Well before the deception has been revealed, however, Kore-eda shows us that young Keita—a somewhat withdrawn, serious, piano-playing lad—has less than a natural fatherly bond with Ryota: asked during a primary school placement interview which of his parents Keita favors, Ryota cites Midori, noting (with barely concealed contempt) the child’s unfailingly kind temperament and lack of his father’s cutthroat competitive instincts. And time and again in Like Father, Like Son, Kore-eda comes back to the age-old nature-vs.-nurture dilemma. What makes us who we are? Genes, upbringing, or some alchemic combination of the two?
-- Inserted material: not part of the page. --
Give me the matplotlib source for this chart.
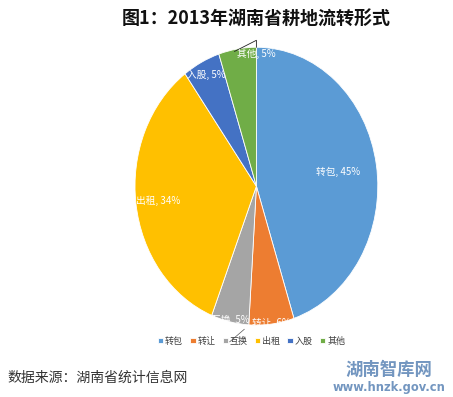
import numpy as np
import matplotlib
matplotlib.use("Agg")
import matplotlib.pyplot as plt

plt.rcParams['font.family'] = ['Noto Sans CJK SC', 'DejaVu Sans']

## Data
categories = ['转包', '转让', '互换', '出租', '入股', '其他']
shares = [45, 6, 5, 34, 5, 5]
colors = ['#5B9BD5', '#ED7D31', '#A5A5A5', '#FFC000', '#4472C4', '#70AD47']

TITLE = '图1：2013年湖南省耕地流转形式'
SOURCE = '数据来源：湖南省统计信息网'


def main():
    fig = plt.figure(figsize=(4.53, 3.97), dpi=100)
    ## pie is stretched vertically in the reference, so no equal aspect
    ax = fig.add_axes([0.298, 0.181, 0.536, 0.700])

    wedges, _ = ax.pie(shares, colors=colors, startangle=90, counterclock=False,
                       wedgeprops={'edgecolor': 'white', 'linewidth': 0.6})
    ax.set_aspect('auto')
    ax.set_xlim(-1, 1)
    ax.set_ylim(-1, 1)
    ax.axis('off')

    ## Data labels (white, inside the slices)
    label_r = [0.68, 0.99, 0.99, 0.82, 0.90, 0.96]
    for w, name, val, r in zip(wedges, categories, shares, label_r):
        mid = np.deg2rad((w.theta1 + w.theta2) / 2)
        x, y = r * np.cos(mid), r * np.sin(mid)
        if name == '其他':
            x = 0.0
        ax.text(x, y, f'{name}, {val}%', color='white', fontsize=7,
                ha='center', va='center', zorder=5)

    ## small leader lines of the crowded labels
    ax.plot([-0.18, 0.0, 0.0], [0.97, 1.05, 1.0], color='#222222', lw=0.6, clip_on=False)
    ax.plot([-0.22, -0.10], [-1.12, -1.03], color='#555555', lw=0.5, clip_on=False)

    ## Title
    fig.text(0.566, 1 - 19 / 397, TITLE, fontsize=13, weight='bold',
             ha='center', va='center', color='#111111')

    ## Legend
    fig.legend(wedges, categories, loc='center', bbox_to_anchor=(0.555, 0.141),
               ncol=6, frameon=False, fontsize=6.5, handlelength=0.6,
               handleheight=0.6, handletextpad=0.2, columnspacing=0.8,
               labelcolor='#404040')

    ## Source and watermark
    fig.text(7 / 453, 1 - 378 / 397, SOURCE, fontsize=10, color='#333333',
             ha='left', va='center')
    fig.text(0.858, 0.068, '湖南智库网', fontsize=12.5, weight='bold',
             color='#7396c0', ha='center', va='center')
    fig.text(0.859, 0.023, 'www.hnzk.gov.cn', fontsize=8.3, weight='bold',
             color='#7396c0', ha='center', va='center', family='DejaVu Sans')

    fig.savefig('out.png', dpi=100, facecolor='white')


if __name__ == '__main__':
    main()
Then the families meet, which Kore-eda turns into something of a master class in revealing character through action. The two fathers are almost comically polar opposites, Ryota steely and severe in his Saville Row couture, the shopkeeper Yudai a shambling bear of a man who seems entirely more comfortable interacting with children than other adults, and who announces, only half jokingly, his personal philosophy as, “Never do today what you can put off until tomorrow.” The children prove a similar study in contrasts, the joyful and gregarious Ryusei, raised with a gaggle of siblings, running circles around the shy only child Keita. The mothers are perched on somewhat more equal footing, though it’s clear that Yukari wears the pants in her family, while Midori assumes the submissive posture of a dutiful bride in a patriarchal culture. You could argue that, on some level, Kore-eda plays this all for laughs, but they are laughs earned from a close, Renoir-like attention to the finer details of human nature, and never at the expense of the characters’ fundamental dignity.
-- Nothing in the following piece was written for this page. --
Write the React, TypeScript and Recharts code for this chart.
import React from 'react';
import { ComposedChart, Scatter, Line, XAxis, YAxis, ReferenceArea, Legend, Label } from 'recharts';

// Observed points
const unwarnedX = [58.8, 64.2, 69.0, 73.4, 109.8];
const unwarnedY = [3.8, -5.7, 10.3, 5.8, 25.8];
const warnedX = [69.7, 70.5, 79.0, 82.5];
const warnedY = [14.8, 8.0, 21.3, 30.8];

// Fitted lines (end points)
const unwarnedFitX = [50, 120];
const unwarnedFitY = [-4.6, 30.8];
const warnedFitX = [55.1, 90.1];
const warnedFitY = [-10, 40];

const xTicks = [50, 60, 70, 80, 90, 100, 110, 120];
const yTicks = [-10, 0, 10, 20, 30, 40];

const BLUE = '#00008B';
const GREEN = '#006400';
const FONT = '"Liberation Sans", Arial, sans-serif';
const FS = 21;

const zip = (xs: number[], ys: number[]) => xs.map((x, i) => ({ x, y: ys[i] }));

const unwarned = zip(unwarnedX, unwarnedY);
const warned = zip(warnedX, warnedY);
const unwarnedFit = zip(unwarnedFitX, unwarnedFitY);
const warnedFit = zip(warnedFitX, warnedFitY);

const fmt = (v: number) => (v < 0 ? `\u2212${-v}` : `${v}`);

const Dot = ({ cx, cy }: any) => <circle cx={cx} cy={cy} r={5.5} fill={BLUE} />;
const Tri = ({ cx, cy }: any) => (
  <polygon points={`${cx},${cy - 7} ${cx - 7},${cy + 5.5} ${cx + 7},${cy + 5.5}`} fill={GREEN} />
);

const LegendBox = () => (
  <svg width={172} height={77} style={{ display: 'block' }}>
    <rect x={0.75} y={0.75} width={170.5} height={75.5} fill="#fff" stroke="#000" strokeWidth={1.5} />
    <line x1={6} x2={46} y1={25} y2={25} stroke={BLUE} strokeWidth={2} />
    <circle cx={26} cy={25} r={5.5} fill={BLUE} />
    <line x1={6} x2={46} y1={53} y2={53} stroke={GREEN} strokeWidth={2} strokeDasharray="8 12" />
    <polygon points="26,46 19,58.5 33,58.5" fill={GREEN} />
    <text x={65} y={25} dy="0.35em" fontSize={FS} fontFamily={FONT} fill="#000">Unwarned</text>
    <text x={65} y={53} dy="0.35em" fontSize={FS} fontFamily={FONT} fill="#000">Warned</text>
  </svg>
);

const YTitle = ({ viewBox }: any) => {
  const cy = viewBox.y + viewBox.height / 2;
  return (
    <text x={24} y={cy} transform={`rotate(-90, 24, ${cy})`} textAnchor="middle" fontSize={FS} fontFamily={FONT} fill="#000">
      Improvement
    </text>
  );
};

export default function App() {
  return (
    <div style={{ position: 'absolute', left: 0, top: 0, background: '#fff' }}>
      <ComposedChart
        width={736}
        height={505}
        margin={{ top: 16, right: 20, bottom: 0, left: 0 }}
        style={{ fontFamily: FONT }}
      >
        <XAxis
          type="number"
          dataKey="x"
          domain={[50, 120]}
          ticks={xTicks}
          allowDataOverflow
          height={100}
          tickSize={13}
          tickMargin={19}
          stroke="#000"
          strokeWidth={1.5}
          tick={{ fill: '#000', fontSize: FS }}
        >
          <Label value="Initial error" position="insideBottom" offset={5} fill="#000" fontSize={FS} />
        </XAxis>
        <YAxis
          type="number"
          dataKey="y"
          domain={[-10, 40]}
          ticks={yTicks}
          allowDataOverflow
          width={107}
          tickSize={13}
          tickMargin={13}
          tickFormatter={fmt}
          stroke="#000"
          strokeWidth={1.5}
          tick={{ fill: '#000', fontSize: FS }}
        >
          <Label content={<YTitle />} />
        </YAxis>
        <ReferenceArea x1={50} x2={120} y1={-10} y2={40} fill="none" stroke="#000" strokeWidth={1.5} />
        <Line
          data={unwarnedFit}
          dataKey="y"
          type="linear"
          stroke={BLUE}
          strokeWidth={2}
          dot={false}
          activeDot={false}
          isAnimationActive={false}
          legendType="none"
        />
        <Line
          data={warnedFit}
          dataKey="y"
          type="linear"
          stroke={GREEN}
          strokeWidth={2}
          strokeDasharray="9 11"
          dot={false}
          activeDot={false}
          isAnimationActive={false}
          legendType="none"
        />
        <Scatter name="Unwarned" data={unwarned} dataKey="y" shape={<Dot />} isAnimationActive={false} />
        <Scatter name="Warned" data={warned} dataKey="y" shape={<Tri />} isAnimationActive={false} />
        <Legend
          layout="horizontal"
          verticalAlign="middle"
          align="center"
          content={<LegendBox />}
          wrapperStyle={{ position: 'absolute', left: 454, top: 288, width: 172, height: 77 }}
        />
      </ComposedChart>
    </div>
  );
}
Told by their doctors and lawyers that the only viable solution is to swap children, the families agree to a trial period of exchange, with each child initially spending weekends at the other’s home to smooth the transition. Here, Kore-eda further mines the particulars of how different people construct their own disparate versions of “normal” (a seemingly obvious subject for a movie, though it’s hard to think of too many others this acutely devoted to it). Chez Yudai is a veritable whirlwind of activity and affection, where everyone bathes and sleeps communally and a small cut or bump on the head is nothing to worry about. Meanwhile, in Ryota’s sleek Tokyo penthouse, nothing is out of its place, including so much as a single unnecessary emotion. Even Midori’s elderly mother comments that she can’t bear to spend the night there—it feels too much like a hotel. At least, that is, until Ryusei comes along and begins banging furiously at the piano with cheerfully destructive enthusiasm. You would think this might prompt Yudai to ship the boy back marked “return to sender,” but rather it leads to a truly indecent proposal, shocking in its unfeeling ignorance and greed.
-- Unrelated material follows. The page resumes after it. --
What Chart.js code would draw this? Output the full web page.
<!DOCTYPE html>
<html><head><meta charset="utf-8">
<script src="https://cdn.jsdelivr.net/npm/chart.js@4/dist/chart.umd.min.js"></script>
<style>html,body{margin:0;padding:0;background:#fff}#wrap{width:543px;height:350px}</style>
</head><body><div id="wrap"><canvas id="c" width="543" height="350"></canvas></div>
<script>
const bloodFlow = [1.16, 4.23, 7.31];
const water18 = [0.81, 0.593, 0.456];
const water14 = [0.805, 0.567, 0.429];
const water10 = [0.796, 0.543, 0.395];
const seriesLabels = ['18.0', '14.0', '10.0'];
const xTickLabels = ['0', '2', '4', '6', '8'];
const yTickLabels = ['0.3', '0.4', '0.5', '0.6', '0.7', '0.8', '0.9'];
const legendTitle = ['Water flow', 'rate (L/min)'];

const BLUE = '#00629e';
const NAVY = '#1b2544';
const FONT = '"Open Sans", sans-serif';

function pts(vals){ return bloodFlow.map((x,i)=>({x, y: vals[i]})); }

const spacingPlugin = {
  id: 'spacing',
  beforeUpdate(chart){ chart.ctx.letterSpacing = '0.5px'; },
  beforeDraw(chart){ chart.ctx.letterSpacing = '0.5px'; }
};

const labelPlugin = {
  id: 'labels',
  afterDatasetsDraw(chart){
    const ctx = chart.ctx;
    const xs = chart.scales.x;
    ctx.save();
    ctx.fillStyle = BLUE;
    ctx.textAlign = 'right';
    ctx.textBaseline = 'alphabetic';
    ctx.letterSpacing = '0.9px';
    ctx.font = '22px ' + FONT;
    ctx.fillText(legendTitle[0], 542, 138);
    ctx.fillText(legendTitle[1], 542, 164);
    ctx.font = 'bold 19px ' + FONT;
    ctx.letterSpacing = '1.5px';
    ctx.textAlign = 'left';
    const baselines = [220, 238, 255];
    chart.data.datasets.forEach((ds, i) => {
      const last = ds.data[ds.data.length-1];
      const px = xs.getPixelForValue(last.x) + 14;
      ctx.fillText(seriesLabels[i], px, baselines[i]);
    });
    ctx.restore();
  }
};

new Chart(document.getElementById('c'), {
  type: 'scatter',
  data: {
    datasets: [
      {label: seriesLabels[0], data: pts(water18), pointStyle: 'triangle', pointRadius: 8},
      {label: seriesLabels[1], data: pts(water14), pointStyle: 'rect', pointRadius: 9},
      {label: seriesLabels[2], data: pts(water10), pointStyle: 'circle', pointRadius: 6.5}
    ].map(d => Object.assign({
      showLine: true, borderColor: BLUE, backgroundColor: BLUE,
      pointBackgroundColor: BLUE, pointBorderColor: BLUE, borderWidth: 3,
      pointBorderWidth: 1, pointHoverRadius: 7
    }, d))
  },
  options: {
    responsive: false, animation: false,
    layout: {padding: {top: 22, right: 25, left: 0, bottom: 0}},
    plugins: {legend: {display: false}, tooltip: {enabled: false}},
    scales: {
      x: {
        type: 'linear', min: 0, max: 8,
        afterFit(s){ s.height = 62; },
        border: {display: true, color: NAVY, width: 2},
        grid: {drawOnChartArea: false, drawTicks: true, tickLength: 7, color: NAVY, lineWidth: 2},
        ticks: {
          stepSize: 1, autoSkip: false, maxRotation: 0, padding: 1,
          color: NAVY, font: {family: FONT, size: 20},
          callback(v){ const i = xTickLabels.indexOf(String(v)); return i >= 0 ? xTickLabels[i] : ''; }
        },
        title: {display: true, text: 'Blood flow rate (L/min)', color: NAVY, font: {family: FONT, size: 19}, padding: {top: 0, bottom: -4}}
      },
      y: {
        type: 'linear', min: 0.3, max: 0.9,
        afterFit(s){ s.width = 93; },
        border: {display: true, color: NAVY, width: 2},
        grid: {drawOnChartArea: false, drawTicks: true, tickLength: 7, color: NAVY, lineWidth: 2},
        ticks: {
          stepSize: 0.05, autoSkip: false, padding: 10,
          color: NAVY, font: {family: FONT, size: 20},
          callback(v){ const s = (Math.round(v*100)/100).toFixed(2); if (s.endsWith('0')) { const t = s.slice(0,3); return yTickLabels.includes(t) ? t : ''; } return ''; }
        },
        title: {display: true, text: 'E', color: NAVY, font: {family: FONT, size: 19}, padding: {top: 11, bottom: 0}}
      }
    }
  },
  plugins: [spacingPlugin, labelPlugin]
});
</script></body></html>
Kore-eda eventually expands the portrait to show us that Yudai himself is the son of an emotionally distant father, whom he in turn has kept at arm’s length, along with his father’s second wife. But once again, what might have seemed programmatic is rendered as subtle and revealing observation, the desire for a tidy resolution never forcing the narrative this way or that. (Kore-eda is, perhaps above all, an exceedingly patient filmmaker.) It is easy to dismiss—or at least damn with faint praise—a movie such as Like Father, Like Son for being too linear or classical or for wearing its heart on its sleeve (which it does, sometimes). Indeed, this is the proverbial cinema of “people talking in rooms,” or more often not talking in rooms, or at least not saying what they really mean. But Kore-eda makes of such scenes richly compelling cinema, in which the rooms themselves become characters as complex as the characters who inhabit them. A living room in a Kore-eda film is nothing if not truly alive, by turns a womb, a minefield, a window to the soul.